Recorded information:
-- -- --

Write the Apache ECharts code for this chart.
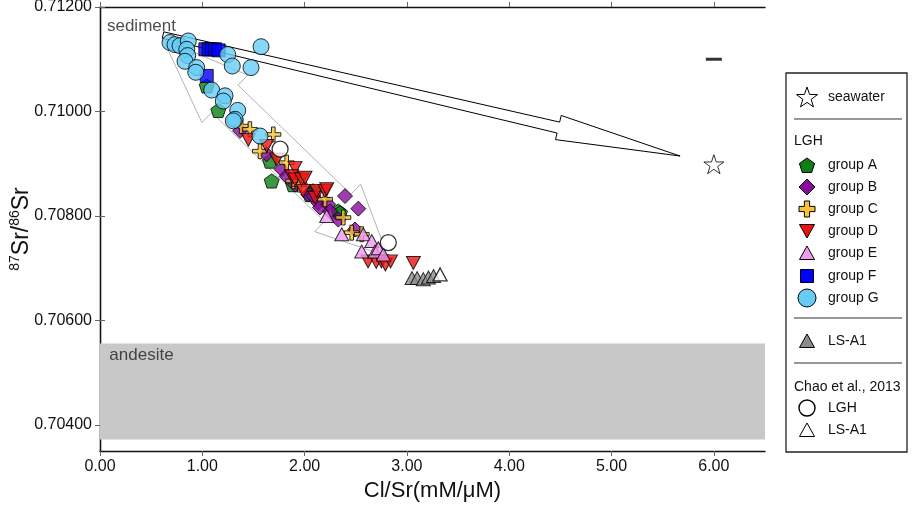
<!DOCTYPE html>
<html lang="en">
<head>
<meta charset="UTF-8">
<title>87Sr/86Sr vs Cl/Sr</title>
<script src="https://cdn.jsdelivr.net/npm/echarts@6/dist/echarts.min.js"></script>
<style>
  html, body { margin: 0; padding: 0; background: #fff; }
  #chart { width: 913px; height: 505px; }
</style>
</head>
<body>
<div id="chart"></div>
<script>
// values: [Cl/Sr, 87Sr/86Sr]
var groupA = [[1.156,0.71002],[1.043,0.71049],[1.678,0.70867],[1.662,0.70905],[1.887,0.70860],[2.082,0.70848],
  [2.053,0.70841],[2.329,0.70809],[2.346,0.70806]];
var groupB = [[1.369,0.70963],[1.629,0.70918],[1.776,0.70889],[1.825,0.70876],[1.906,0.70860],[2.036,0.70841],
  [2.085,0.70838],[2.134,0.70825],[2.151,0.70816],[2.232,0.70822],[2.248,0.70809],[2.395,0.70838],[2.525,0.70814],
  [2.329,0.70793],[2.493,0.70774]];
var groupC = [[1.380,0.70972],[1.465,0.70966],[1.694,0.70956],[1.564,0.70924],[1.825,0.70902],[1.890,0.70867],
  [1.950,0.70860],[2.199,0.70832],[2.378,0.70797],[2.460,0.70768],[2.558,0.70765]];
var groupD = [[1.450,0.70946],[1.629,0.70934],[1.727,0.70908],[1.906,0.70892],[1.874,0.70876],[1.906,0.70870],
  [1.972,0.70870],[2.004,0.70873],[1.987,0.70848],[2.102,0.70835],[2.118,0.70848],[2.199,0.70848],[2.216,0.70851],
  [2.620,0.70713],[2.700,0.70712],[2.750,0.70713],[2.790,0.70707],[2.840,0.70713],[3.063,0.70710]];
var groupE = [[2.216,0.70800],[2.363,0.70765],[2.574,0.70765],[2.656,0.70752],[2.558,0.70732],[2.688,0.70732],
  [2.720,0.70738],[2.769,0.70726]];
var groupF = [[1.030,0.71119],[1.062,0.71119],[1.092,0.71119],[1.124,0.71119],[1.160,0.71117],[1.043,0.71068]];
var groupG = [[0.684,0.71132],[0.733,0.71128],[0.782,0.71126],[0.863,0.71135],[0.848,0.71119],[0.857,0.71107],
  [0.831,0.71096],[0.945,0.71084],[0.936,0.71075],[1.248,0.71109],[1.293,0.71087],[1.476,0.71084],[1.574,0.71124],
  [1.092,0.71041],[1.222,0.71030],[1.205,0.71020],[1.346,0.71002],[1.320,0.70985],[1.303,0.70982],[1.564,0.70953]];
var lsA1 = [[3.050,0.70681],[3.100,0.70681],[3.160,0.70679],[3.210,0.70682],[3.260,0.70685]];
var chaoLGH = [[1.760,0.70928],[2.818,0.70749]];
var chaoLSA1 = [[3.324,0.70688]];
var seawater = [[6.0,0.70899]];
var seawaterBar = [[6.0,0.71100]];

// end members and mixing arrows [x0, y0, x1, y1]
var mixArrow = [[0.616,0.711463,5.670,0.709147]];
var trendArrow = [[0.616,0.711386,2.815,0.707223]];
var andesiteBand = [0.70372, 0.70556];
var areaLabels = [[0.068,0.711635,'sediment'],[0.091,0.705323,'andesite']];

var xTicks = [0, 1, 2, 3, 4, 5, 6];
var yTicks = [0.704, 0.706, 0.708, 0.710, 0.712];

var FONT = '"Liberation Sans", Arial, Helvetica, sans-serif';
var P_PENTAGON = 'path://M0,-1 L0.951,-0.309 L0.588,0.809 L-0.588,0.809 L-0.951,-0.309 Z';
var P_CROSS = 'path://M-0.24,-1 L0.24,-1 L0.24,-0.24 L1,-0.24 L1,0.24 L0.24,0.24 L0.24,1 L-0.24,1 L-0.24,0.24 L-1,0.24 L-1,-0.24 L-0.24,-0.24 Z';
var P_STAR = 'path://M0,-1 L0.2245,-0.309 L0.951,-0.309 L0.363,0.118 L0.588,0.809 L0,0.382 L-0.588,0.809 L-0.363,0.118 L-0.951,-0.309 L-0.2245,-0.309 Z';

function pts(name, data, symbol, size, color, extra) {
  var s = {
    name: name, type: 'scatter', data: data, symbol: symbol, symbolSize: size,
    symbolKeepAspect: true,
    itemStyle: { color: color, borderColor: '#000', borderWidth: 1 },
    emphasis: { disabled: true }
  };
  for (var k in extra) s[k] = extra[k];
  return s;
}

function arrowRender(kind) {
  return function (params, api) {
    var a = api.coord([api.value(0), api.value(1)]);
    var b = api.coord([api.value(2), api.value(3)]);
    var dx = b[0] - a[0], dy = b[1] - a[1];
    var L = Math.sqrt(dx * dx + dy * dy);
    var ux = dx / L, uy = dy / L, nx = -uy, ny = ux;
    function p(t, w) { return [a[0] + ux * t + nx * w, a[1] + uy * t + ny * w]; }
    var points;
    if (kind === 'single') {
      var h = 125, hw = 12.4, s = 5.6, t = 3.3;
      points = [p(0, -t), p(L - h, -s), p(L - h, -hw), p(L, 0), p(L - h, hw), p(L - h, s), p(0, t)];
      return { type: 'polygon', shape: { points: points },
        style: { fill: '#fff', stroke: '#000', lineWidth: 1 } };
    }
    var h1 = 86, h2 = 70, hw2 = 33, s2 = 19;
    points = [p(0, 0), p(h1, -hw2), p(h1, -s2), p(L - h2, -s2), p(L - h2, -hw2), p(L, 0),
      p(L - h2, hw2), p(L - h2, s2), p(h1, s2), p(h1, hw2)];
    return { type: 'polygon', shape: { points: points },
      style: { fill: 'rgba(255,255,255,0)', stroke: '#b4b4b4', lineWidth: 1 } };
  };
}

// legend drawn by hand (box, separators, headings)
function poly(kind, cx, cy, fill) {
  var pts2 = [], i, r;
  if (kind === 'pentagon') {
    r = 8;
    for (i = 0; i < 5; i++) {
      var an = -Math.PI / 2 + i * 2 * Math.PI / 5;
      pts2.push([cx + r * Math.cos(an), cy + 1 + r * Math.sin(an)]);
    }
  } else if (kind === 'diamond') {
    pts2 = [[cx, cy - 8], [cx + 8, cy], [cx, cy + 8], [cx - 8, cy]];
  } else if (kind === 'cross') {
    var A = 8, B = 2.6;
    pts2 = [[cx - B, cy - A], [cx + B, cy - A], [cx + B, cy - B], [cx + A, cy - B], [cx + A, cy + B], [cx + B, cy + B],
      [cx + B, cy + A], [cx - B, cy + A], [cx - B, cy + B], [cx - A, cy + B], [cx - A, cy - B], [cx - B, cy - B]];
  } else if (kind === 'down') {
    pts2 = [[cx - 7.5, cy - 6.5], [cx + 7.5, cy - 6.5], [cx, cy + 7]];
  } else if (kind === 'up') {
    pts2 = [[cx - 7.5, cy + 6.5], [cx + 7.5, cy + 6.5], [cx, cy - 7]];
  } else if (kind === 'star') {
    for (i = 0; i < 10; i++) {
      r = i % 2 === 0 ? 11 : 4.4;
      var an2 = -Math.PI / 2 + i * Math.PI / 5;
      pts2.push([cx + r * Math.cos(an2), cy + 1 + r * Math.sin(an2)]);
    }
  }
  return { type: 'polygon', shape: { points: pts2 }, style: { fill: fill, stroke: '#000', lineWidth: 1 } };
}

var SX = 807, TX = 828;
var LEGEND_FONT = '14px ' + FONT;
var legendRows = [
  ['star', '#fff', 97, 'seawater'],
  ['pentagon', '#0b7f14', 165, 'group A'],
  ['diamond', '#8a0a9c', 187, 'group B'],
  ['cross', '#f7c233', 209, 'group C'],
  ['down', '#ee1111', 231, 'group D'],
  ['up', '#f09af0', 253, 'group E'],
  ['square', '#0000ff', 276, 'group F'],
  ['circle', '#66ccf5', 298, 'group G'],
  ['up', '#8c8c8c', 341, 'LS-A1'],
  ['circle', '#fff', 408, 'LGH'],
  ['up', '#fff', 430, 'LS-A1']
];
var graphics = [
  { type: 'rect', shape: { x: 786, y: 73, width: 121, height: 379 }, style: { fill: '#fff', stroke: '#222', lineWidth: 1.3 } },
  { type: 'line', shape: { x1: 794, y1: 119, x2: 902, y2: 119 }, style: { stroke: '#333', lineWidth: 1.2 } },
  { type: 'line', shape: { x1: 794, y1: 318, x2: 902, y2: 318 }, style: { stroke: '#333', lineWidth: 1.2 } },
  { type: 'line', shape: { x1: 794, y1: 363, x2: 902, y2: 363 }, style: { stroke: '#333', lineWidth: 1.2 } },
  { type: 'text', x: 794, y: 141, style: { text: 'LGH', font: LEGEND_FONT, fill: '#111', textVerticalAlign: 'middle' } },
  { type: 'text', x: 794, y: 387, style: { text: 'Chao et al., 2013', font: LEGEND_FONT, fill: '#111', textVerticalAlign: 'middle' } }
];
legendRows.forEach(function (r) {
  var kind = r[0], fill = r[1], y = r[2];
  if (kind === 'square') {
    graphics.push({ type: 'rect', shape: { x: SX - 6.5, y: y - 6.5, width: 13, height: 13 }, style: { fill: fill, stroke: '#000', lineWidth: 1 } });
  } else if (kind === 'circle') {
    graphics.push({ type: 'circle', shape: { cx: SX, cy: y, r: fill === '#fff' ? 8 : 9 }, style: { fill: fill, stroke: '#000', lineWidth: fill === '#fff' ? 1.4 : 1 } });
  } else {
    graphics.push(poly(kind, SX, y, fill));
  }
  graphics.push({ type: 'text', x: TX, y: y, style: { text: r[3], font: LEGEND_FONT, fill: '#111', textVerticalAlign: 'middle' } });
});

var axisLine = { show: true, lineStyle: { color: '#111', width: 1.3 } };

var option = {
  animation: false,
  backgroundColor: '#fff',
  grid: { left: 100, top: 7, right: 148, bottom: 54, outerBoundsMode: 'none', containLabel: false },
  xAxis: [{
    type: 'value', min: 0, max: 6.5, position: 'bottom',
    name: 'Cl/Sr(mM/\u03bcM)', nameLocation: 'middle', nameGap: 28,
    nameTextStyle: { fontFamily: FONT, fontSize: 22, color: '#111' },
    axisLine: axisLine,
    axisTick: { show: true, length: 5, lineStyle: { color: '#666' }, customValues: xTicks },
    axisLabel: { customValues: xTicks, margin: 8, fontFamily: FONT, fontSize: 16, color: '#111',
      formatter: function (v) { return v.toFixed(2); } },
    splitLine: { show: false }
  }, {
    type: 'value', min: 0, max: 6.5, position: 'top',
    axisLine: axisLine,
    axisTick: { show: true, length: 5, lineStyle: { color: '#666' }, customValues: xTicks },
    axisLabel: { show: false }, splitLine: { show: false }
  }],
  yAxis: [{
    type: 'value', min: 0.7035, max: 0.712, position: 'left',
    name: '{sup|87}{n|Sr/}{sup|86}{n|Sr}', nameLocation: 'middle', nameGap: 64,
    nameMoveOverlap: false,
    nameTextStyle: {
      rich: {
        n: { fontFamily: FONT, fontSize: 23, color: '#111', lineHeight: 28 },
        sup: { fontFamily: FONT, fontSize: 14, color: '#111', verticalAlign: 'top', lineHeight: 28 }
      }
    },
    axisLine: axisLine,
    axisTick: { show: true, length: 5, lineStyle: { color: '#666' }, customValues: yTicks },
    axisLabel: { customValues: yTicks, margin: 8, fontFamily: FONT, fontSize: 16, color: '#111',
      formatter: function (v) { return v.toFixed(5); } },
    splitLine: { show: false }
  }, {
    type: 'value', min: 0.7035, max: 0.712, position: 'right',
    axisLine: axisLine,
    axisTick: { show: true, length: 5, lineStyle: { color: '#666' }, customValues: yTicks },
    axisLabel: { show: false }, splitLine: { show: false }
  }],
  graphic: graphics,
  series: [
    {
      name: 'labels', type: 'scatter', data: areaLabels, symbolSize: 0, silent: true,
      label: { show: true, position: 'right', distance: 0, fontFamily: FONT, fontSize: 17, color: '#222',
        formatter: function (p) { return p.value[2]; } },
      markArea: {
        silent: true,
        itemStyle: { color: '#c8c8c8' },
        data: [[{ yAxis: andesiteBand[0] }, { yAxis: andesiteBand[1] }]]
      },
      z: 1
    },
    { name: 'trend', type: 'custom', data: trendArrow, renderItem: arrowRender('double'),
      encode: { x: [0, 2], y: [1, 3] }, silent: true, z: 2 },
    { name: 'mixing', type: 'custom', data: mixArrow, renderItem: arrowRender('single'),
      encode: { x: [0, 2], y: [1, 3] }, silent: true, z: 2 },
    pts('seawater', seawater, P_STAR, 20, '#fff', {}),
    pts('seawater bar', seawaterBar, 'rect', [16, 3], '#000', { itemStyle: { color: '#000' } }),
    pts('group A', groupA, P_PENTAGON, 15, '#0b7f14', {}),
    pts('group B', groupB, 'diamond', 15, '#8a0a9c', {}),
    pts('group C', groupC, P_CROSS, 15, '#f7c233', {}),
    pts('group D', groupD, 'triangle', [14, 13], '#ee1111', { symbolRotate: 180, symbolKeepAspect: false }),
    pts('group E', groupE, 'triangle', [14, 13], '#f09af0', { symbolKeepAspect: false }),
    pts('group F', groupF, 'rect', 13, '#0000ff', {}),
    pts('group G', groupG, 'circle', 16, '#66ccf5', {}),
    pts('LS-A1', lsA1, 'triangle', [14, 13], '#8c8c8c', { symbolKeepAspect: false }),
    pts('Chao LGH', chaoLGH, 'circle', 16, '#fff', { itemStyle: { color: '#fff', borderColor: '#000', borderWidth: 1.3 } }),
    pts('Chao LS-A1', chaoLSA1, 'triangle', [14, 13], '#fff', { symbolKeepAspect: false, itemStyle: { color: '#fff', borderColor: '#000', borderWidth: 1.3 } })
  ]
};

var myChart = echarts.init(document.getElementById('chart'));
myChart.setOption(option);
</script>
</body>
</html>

-- -- --

Omit the pictures, then repeat exactly each line from the beginning of the listing through the line with "var seawaterBar = [[6.0,0.71100]];".

Write the Apache ECharts code for this chart.
<!DOCTYPE html>
<html lang="en">
<head>
<meta charset="UTF-8">
<title>87Sr/86Sr vs Cl/Sr</title>
<script src="https://cdn.jsdelivr.net/npm/echarts@6/dist/echarts.min.js"></script>
<style>
  html, body { margin: 0; padding: 0; background: #fff; }
  #chart { width: 913px; height: 505px; }
</style>
</head>
<body>
<div id="chart"></div>
<script>
// values: [Cl/Sr, 87Sr/86Sr]
var groupA = [[1.156,0.71002],[1.043,0.71049],[1.678,0.70867],[1.662,0.70905],[1.887,0.70860],[2.082,0.70848],
  [2.053,0.70841],[2.329,0.70809],[2.346,0.70806]];
var groupB = [[1.369,0.70963],[1.629,0.70918],[1.776,0.70889],[1.825,0.70876],[1.906,0.70860],[2.036,0.70841],
  [2.085,0.70838],[2.134,0.70825],[2.151,0.70816],[2.232,0.70822],[2.248,0.70809],[2.395,0.70838],[2.525,0.70814],
  [2.329,0.70793],[2.493,0.70774]];
var groupC = [[1.380,0.70972],[1.465,0.70966],[1.694,0.70956],[1.564,0.70924],[1.825,0.70902],[1.890,0.70867],
  [1.950,0.70860],[2.199,0.70832],[2.378,0.70797],[2.460,0.70768],[2.558,0.70765]];
var groupD = [[1.450,0.70946],[1.629,0.70934],[1.727,0.70908],[1.906,0.70892],[1.874,0.70876],[1.906,0.70870],
  [1.972,0.70870],[2.004,0.70873],[1.987,0.70848],[2.102,0.70835],[2.118,0.70848],[2.199,0.70848],[2.216,0.70851],
  [2.620,0.70713],[2.700,0.70712],[2.750,0.70713],[2.790,0.70707],[2.840,0.70713],[3.063,0.70710]];
var groupE = [[2.216,0.70800],[2.363,0.70765],[2.574,0.70765],[2.656,0.70752],[2.558,0.70732],[2.688,0.70732],
  [2.720,0.70738],[2.769,0.70726]];
var groupF = [[1.030,0.71119],[1.062,0.71119],[1.092,0.71119],[1.124,0.71119],[1.160,0.71117],[1.043,0.71068]];
var groupG = [[0.684,0.71132],[0.733,0.71128],[0.782,0.71126],[0.863,0.71135],[0.848,0.71119],[0.857,0.71107],
  [0.831,0.71096],[0.945,0.71084],[0.936,0.71075],[1.248,0.71109],[1.293,0.71087],[1.476,0.71084],[1.574,0.71124],
  [1.092,0.71041],[1.222,0.71030],[1.205,0.71020],[1.346,0.71002],[1.320,0.70985],[1.303,0.70982],[1.564,0.70953]];
var lsA1 = [[3.050,0.70681],[3.100,0.70681],[3.160,0.70679],[3.210,0.70682],[3.260,0.70685]];
var chaoLGH = [[1.760,0.70928],[2.818,0.70749]];
var chaoLSA1 = [[3.324,0.70688]];
var seawater = [[6.0,0.70899]];
var seawaterBar = [[6.0,0.71100]];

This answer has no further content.